BEGIN Supplied data

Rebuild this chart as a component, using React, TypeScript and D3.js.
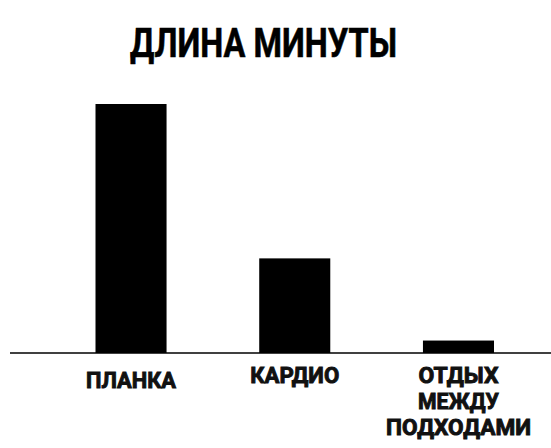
import React from 'react';
import * as d3 from 'd3';

const title = 'ДЛИНА МИНУТЫ';
const categories = ['ПЛАНКА', 'КАРДИО', 'ОТДЫХ МЕЖДУ ПОДХОДАМИ'];
const labelLines = [['ПЛАНКА'], ['КАРДИО'], ['ОТДЫХ', 'МЕЖДУ', 'ПОДХОДАМИ']];
const values = [100, 38, 5];

const width = 551;
const height = 448;
const baseline = 353;
const font = 'Roboto, "DejaVu Sans", sans-serif';

// widths of the condensed lettering in the picture
const textWidths: Record<string, number> = {
  'ДЛИНА МИНУТЫ': 267,
  'ПЛАНКА': 90,
  'КАРДИО': 89,
  'ОТДЫХ': 80,
  'МЕЖДУ': 81,
  'ПОДХОДАМИ': 145,
};

export default function App() {
  const x = d3.scaleBand<string>()
      .domain(categories)
      .range([95.5, 494])
      .paddingInner(0.566)
      .paddingOuter(0);
  const y = d3.scaleLinear().domain([0, 100]).range([baseline, 104]);

  return (
    <div style={{position: 'fixed', left: 0, top: 0}}>
      <svg width={width} height={height} style={{display: 'block', background: '#fff'}}>
        <text x={130} y={57.3} fontFamily={font} fontWeight={700} fontSize={40}
              fill="#000" stroke="#000" strokeWidth={0.6}
              textLength={textWidths[title]} lengthAdjust="spacingAndGlyphs">{title}</text>

        {categories.map((c, i) => (
          <rect key={c} x={x(c)} y={y(values[i])} width={x.bandwidth()}
                height={baseline - y(values[i])} fill="#000"/>
        ))}

        <line x1={10} x2={width} y1={baseline} y2={baseline} stroke="#000" strokeWidth={1.5}/>

        {categories.map((c, i) => {
          const cx = (x(c) ?? 0) + x.bandwidth() / 2;
          const y0 = i === 0 ? 388.3 : 383;
          return (
            <text key={c} y={y0} fontFamily={font} fontWeight={700} fontSize={21.8}
                  fill="#111" stroke="#111" strokeWidth={0.9}>
              {labelLines[i].map((line, j) => (
                <tspan key={line} x={cx - textWidths[line] / 2} dy={j === 0 ? 0 : 25.8}
                       textLength={textWidths[line]} lengthAdjust="spacingAndGlyphs">{line}</tspan>
              ))}
            </text>
          );
        })}
      </svg>
    </div>
  );
}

END Supplied data

### Exercise prompt:
Transcribe each line above verbatim, with the pictures left out.

### Result of the exercise:
Rebuild this chart as a component, using React, TypeScript and D3.js.
import React from 'react';
import * as d3 from 'd3';

const title = 'ДЛИНА МИНУТЫ';
const categories = ['ПЛАНКА', 'КАРДИО', 'ОТДЫХ МЕЖДУ ПОДХОДАМИ'];
const labelLines = [['ПЛАНКА'], ['КАРДИО'], ['ОТДЫХ', 'МЕЖДУ', 'ПОДХОДАМИ']];
const values = [100, 38, 5];

const width = 551;
const height = 448;
const baseline = 353;
const font = 'Roboto, "DejaVu Sans", sans-serif';

// widths of the condensed lettering in the picture
const textWidths: Record<string, number> = {
  'ДЛИНА МИНУТЫ': 267,
  'ПЛАНКА': 90,
  'КАРДИО': 89,
  'ОТДЫХ': 80,
  'МЕЖДУ': 81,
  'ПОДХОДАМИ': 145,
};

export default function App() {
  const x = d3.scaleBand<string>()
      .domain(categories)
      .range([95.5, 494])
      .paddingInner(0.566)
      .paddingOuter(0);
  const y = d3.scaleLinear().domain([0, 100]).range([baseline, 104]);

  return (
    <div style={{position: 'fixed', left: 0, top: 0}}>
      <svg width={width} height={height} style={{display: 'block', background: '#fff'}}>
        <text x={130} y={57.3} fontFamily={font} fontWeight={700} fontSize={40}
              fill="#000" stroke="#000" strokeWidth={0.6}
              textLength={textWidths[title]} lengthAdjust="spacingAndGlyphs">{title}</text>

        {categories.map((c, i) => (
          <rect key={c} x={x(c)} y={y(values[i])} width={x.bandwidth()}
                height={baseline - y(values[i])} fill="#000"/>
        ))}

        <line x1={10} x2={width} y1={baseline} y2={baseline} stroke="#000" strokeWidth={1.5}/>

        {categories.map((c, i) => {
          const cx = (x(c) ?? 0) + x.bandwidth() / 2;
          const y0 = i === 0 ? 388.3 : 383;
          return (
            <text key={c} y={y0} fontFamily={font} fontWeight={700} fontSize={21.8}
                  fill="#111" stroke="#111" strokeWidth={0.9}>
              {labelLines[i].map((line, j) => (
                <tspan key={line} x={cx - textWidths[line] / 2} dy={j === 0 ? 0 : 25.8}
                       textLength={textWidths[line]} lengthAdjust="spacingAndGlyphs">{line}</tspan>
              ))}
            </text>
          );
        })}
      </svg>
    </div>
  );
}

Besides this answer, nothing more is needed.